Like it’s been saying it will for about three years now, Baan Co NV is finally going to follow rival SAP AG by breaking up its monolithic Enterprise Resource Planning software into components, which it says will enable it to extend its products out into the enterprise beyond the traditional ERP systems. That’s certainly the only way Baan will be able to continue its 100% growth rate in the long term. Baan says the component strategy will make it easier for customers to migrate to new product releases, and to integrate third party applications – support from ISVs is key to this strategy. Likewise to enable customers to handle a stream of new product releases it, rather than turn to third party modules, it must package its software in such a way that users can easily and incrementally iterate their systems, using components. Baan says it will deliver the first of its components mid-1998 in Baan V, which will be packaged as discrete components for finance, warehousing and configuration. As well as applications, Baan will componentize its Business Object Interfaces and Extended Middleware Architecture, which will provide a framework for integrating both Baan and third party applications. The Putten, Netherlands company has also announced a new family of products for global supply chain planning, arising from its acquisition of Canadian Berclain Inc last year (CI No 2,916). The Baan SYNC series is designed to bridge the gap between transaction-based ERP systems and planning engines which enable resource optimization. The new suite comprises three integrated applications for constraint-based planning, scheduling and shop floor execution. These will also be available in the middle of next year. Baan says by providing this constraints-based planning, it will make it far easier for users to integrate into their Baan ERP systems, although those that want to keep their third party planning systems, will also be able to integrate with Baan through open interfaces. Baan says its V release adds twice the functionality in Baan IV but has 20% less code. 50% of Baan V code is new. Baan says it’s aiming to be a $2bn company by the year 2000 by mixing in new services.

Shopping in Europe

Baan Co NV’s latest acquisition, sales force automation software company Aurum Software Inc (CI No 3,161) has been out shopping itself, and has bought 75-person Danish firm Beologic A/S, a provider of interactive selling and sales configuration systems and the 100-strong Matrix, a reseller of sales force automation products with some 500 customers.
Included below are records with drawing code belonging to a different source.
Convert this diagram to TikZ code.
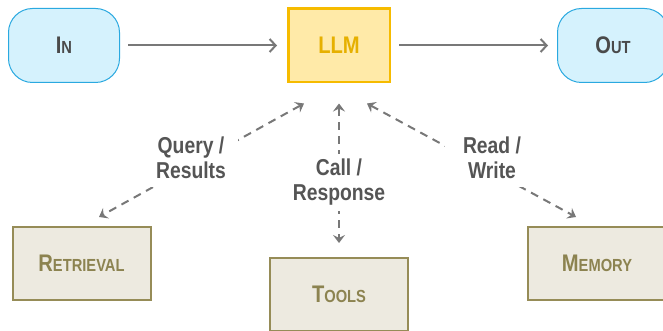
\documentclass[tikz,border=0pt]{standalone}
\usepackage{fontspec}
\setmainfont[FakeStretch=0.84]{Liberation Sans}
\usetikzlibrary{positioning,arrows.meta,calc}

\definecolor{iofill}{HTML}{D5F2FD}
\definecolor{ioline}{HTML}{2AA9E0}
\definecolor{iotext}{HTML}{4A4A4A}
\definecolor{llmfill}{HTML}{FFEAA8}
\definecolor{llmline}{HTML}{F6BB00}
\definecolor{llmtext}{HTML}{E6B000}
\definecolor{resfill}{HTML}{EDEAE0}
\definecolor{resline}{HTML}{968C57}
\definecolor{restext}{HTML}{8C8350}
\definecolor{lbltext}{HTML}{555555}
\definecolor{arrgray}{HTML}{787878}

% fake small caps: big first letter, smaller capitals after it
\newcommand{\smc}[2]{{\fontsize{24}{24}\selectfont #1}{\fontsize{17.5}{17.5}\selectfont #2}}

\begin{document}
\begin{tikzpicture}[
  x=1pt,y=1pt,
  font=\bfseries,
  io/.style={rectangle,rounded corners=24pt,draw=ioline,fill=iofill,line width=1pt,
             minimum width=111pt,minimum height=74pt,text=iotext,inner sep=0pt},
  core/.style={rectangle,draw=llmline,fill=llmfill,line width=2.5pt,
               minimum width=101.5pt,minimum height=73.5pt,text=llmtext,
               font=\bfseries\fontsize{24}{24}\selectfont},
  res/.style={rectangle,draw=resline,fill=resfill,line width=2pt,
              minimum width=138pt,minimum height=73pt,text=restext},
  lbl/.style={fill=white,align=center,text=lbltext,inner sep=0pt,
              font=\bfseries\fontsize{23}{25}\selectfont,
              minimum width=94pt,minimum height=57pt},
  arr/.style={-{Straight Barb[length=6pt,width=13pt]},line width=2pt,arrgray},
  duo/.style={{Stealth[length=8pt,width=12pt,inset=3pt]}-{Stealth[length=8pt,width=12pt,inset=3pt]},
              line width=2pt,arrgray,dash pattern=on 8pt off 6pt},
]
\useasboundingbox (0,0) rectangle (663,-331);

% top row: input, model, output
\node[core] (llm) at (339,-45.5) {LLM};
\node[io,left=167pt of llm] (inp) {\smc{I}{N}};
\node[io,right=166pt of llm] (outp) {\smc{O}{UT}};

\draw[arr,shorten <=8pt,shorten >=10pt] (inp) -- (llm);
\draw[arr,shorten <=8pt,shorten >=9pt] (llm) -- (outp);

% bottom row: helpers of the model
\node[res] (retr) at (81.5,-263.5) {\smc{R}{ETRIEVAL}};
\node[res] (tools) at (339,-294.5) {\smc{T}{OOLS}};
\node[res] (mem) at (597,-263.5) {\smc{M}{EMORY}};

% ends of the dashed links
\coordinate (qa) at ($(llm.south)+(-35,-20)$);
\coordinate (qb) at ($(retr.north)+(17.5,9)$);
\coordinate (ca) at ($(llm.south)+(0,-20)$);
\coordinate (cb) at ($(tools.north)+(0,14)$);
\coordinate (ra) at ($(llm.south)+(28,-20)$);
\coordinate (rb) at ($(mem.north)+(-21,9)$);

\draw[duo] (qa) -- (qb);
\draw[duo] (ca) -- (cb);
\draw[duo] (ra) -- (rb);

\node[lbl] (qlbl) at (191,-158) {Query /\\Results};
\node[lbl] (clbl) at (339,-182.5) {Call /\\Response};
\node[lbl] (rlbl) at (492,-158) {Read /\\Write};
\end{tikzpicture}
\end{document}
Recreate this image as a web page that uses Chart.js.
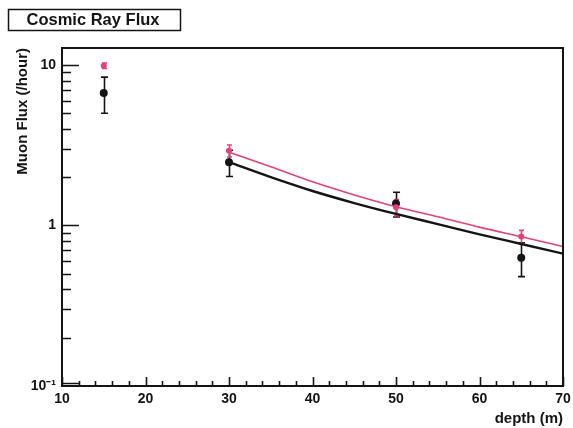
<!DOCTYPE html>
<html lang="en">
<head>
    <meta charset="UTF-8">
    <title>Cosmic Ray Flux</title>
    <script src="https://cdn.jsdelivr.net/npm/chart.js@4/dist/chart.umd.min.js"></script>
    <style>
        html, body { margin: 0; padding: 0; background: #fff; }
        #wrap { width: 573px; height: 428px; }
    </style>
</head>
<body>
<div id="wrap"><canvas id="fluxChart"></canvas></div>

<script>
    // measured points (black) and corrected points (pink) with errors
    var depth = [15, 30, 50, 65];
    var fluxMeasured = [6.7, 2.48, 1.37, 0.63];
    var fluxMeasuredErr = [1.7, 0.46, 0.24, 0.15];
    var fluxCorrected = [9.9, 2.92, 1.30, 0.853];
    var fluxCorrectedErr = [0.4, 0.25, 0.15, 0.08];

    // expected flux curves
    var curveDepth = [30, 35, 40, 45, 50, 55, 60, 65, 70];
    var curveMeasured = [2.48, 2.0, 1.64, 1.38, 1.18, 1.02, 0.881, 0.767, 0.668];
    var curveCorrected = [2.86, 2.32, 1.87, 1.55, 1.31, 1.135, 0.977, 0.851, 0.74];

    // axis ticks and labels
    var xTicks = [10, 12, 14, 16, 18, 20, 22, 24, 26, 28, 30, 32, 34, 36, 38, 40,
                  42, 44, 46, 48, 50, 52, 54, 56, 58, 60, 62, 64, 66, 68, 70];
    var xTickLabels = {10: '10', 20: '20', 30: '30', 40: '40', 50: '50', 60: '60', 70: '70'};
    var yTicks = [0.1, 0.2, 0.3, 0.4, 0.5, 0.6, 0.7, 0.8, 0.9,
                  1, 2, 3, 4, 5, 6, 7, 8, 9, 10];
    var yTickLabels = {'0.1': '10\u207B\u00B9', '1': '1', '10': '10'};

    var PINK = '#e4407c';
    var INK = '#141414';
    var FONT = '"Liberation Sans", Arial, Helvetica, sans-serif';

    function pts(xs, ys) {
        return xs.map(function (x, i) { return {x: x, y: ys[i]}; });
    }

    function isMajorX(v) { return v % 10 === 0; }
    function isMajorY(v) { return v === 0.1 || v === 1 || v === 10; }

    var errorBars = {
        id: 'errorBars',
        beforeDatasetsDraw: function (chart) {
            var ctx = chart.ctx, xs = chart.scales.x, ys = chart.scales.y;
            function bars(vals, errs, color, cap, lw) {
                ctx.save();
                ctx.strokeStyle = color;
                ctx.lineWidth = lw;
                depth.forEach(function (d, i) {
                    var px = Math.round(xs.getPixelForValue(d)) + 0.5;
                    var top = ys.getPixelForValue(vals[i] + errs[i]);
                    var bot = ys.getPixelForValue(vals[i] - errs[i]);
                    ctx.beginPath();
                    ctx.moveTo(px, top); ctx.lineTo(px, bot);
                    ctx.moveTo(px - cap, top); ctx.lineTo(px + cap, top);
                    ctx.moveTo(px - cap, bot); ctx.lineTo(px + cap, bot);
                    ctx.stroke();
                });
                ctx.restore();
            }
            bars(fluxMeasured, fluxMeasuredErr, INK, 3.5, 1.6);
            bars(fluxCorrected, fluxCorrectedErr, PINK, 2.5, 1.6);
        }
    };

    // frame, inward ticks and the boxed title
    var frame = {
        id: 'frame',
        afterDraw: function (chart) {
            var ctx = chart.ctx, a = chart.chartArea;
            var xs = chart.scales.x, ys = chart.scales.y;
            ctx.save();
            ctx.strokeStyle = INK;
            ctx.lineWidth = 2;
            ctx.strokeRect(a.left, a.top, a.right - a.left, a.bottom - a.top);

            ctx.lineWidth = 1.6;
            ctx.beginPath();
            xTicks.forEach(function (v) {
                var px = Math.round(xs.getPixelForValue(v)) + 0.5;
                ctx.moveTo(px, a.bottom);
                ctx.lineTo(px, a.bottom - (isMajorX(v) ? 9 : 5));
            });
            yTicks.forEach(function (v) {
                var py = Math.round(ys.getPixelForValue(v)) + 0.5;
                if (v === 0.1) py -= 3;
                ctx.moveTo(a.left, py);
                ctx.lineTo(a.left + (isMajorY(v) ? 17 : 9), py);
            });
            ctx.stroke();

            ctx.lineWidth = 1.5;
            ctx.strokeRect(8.5, 9.5, 172, 21);
            ctx.fillStyle = INK;
            ctx.font = 'bold 16.5px ' + FONT;
            ctx.textAlign = 'center';
            ctx.textBaseline = 'middle';
            ctx.fillText('Cosmic Ray Flux', 93, 20.5);
            ctx.restore();
        }
    };

    new Chart(document.getElementById('fluxChart').getContext('2d'), {
        type: 'scatter',
        data: {
            datasets: [
                {
                    data: pts(curveDepth, curveCorrected),
                    showLine: true, borderColor: PINK, borderWidth: 1.6,
                    pointRadius: 0, cubicInterpolationMode: 'monotone'
                },
                {
                    data: pts(curveDepth, curveMeasured),
                    showLine: true, borderColor: INK, borderWidth: 2.4,
                    pointRadius: 0, cubicInterpolationMode: 'monotone'
                },
                {
                    data: pts(depth, fluxCorrected),
                    showLine: false, pointStyle: 'circle', pointRadius: 3,
                    backgroundColor: PINK, borderColor: PINK, borderWidth: 0
                },
                {
                    data: pts(depth, fluxMeasured),
                    showLine: false, pointStyle: 'circle', pointRadius: 4,
                    backgroundColor: INK, borderColor: INK, borderWidth: 0
                }
            ]
        },
        options: {
            responsive: true,
            maintainAspectRatio: false,
            animation: false,
            layout: {padding: {left: 0, top: 48, right: 0, bottom: 0}},
            plugins: {legend: {display: false}, tooltip: {enabled: false}},
            scales: {
                x: {
                    type: 'linear', min: 10, max: 70,
                    afterFit: function (s) {
                        s.height = 42;
                        s.paddingLeft = 0;
                        s.paddingRight = 10;
                    },
                    afterBuildTicks: function (s) {
                        s.ticks = xTicks.map(function (v) { return {value: v}; });
                    },
                    grid: {display: false, drawTicks: false},
                    border: {display: false},
                    ticks: {
                        autoSkip: false, maxRotation: 0, padding: 5,
                        color: INK, font: {family: FONT, size: 14, weight: 'bold'},
                        callback: function (v) { return xTickLabels[v] || ''; }
                    },
                    title: {
                        display: true, text: 'depth (m)', align: 'end',
                        color: INK, font: {family: FONT, size: 15, weight: 'bold'},
                        padding: {top: 0, bottom: 0}
                    }
                },
                y: {
                    type: 'logarithmic', min: 0.1, max: 12.76,
                    afterFit: function (s) { s.width = 62; },
                    afterBuildTicks: function (s) {
                        s.ticks = yTicks.map(function (v) { return {value: v}; });
                    },
                    grid: {display: false, drawTicks: false},
                    border: {display: false},
                    ticks: {
                        autoSkip: false, padding: 6,
                        color: INK, font: {family: FONT, size: 14, weight: 'bold'},
                        callback: function (v) { return yTickLabels[String(v)] || ''; }
                    },
                    title: {
                        display: true, text: 'Muon Flux (/hour)', align: 'end',
                        color: INK, font: {family: FONT, size: 15, weight: 'bold'},
                        padding: {top: 14, bottom: 0}
                    }
                }
            }
        },
        plugins: [errorBars, frame]
    });
</script>
</body>
</html>
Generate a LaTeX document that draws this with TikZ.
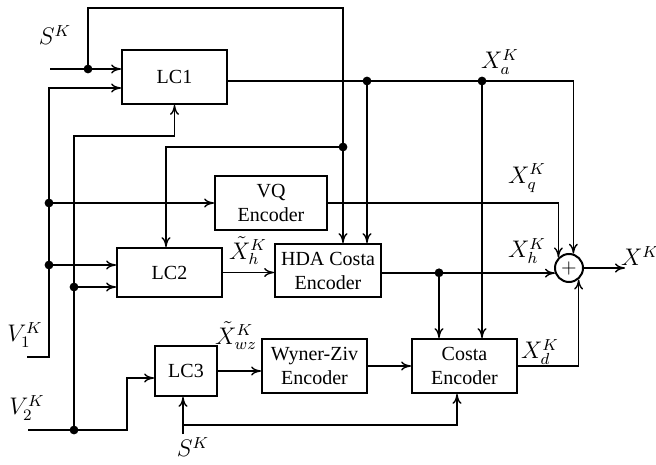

The acquisitions will be accounted for as a pooling of stock interests, and should complete at the end of the month. Neither will be material to Baan’s earnings. The deal cements an OEM relationship between the two companies, and will see the release of stand alone sales configuration software for the desktop or the internet. The purchase also speeds Aurum’s expansion throughout Europe, bringing its total employees up to 600, 200 in Europe and 400 in the US. The company says it now has the largest sales force for front office applications in Europe. Beologic’s European customers include Bang and Olufsen, Ericsson Diax and ABB Robotics. Aurum also announced its acquisition of Martirx Holdings BV, a European sales automation provider.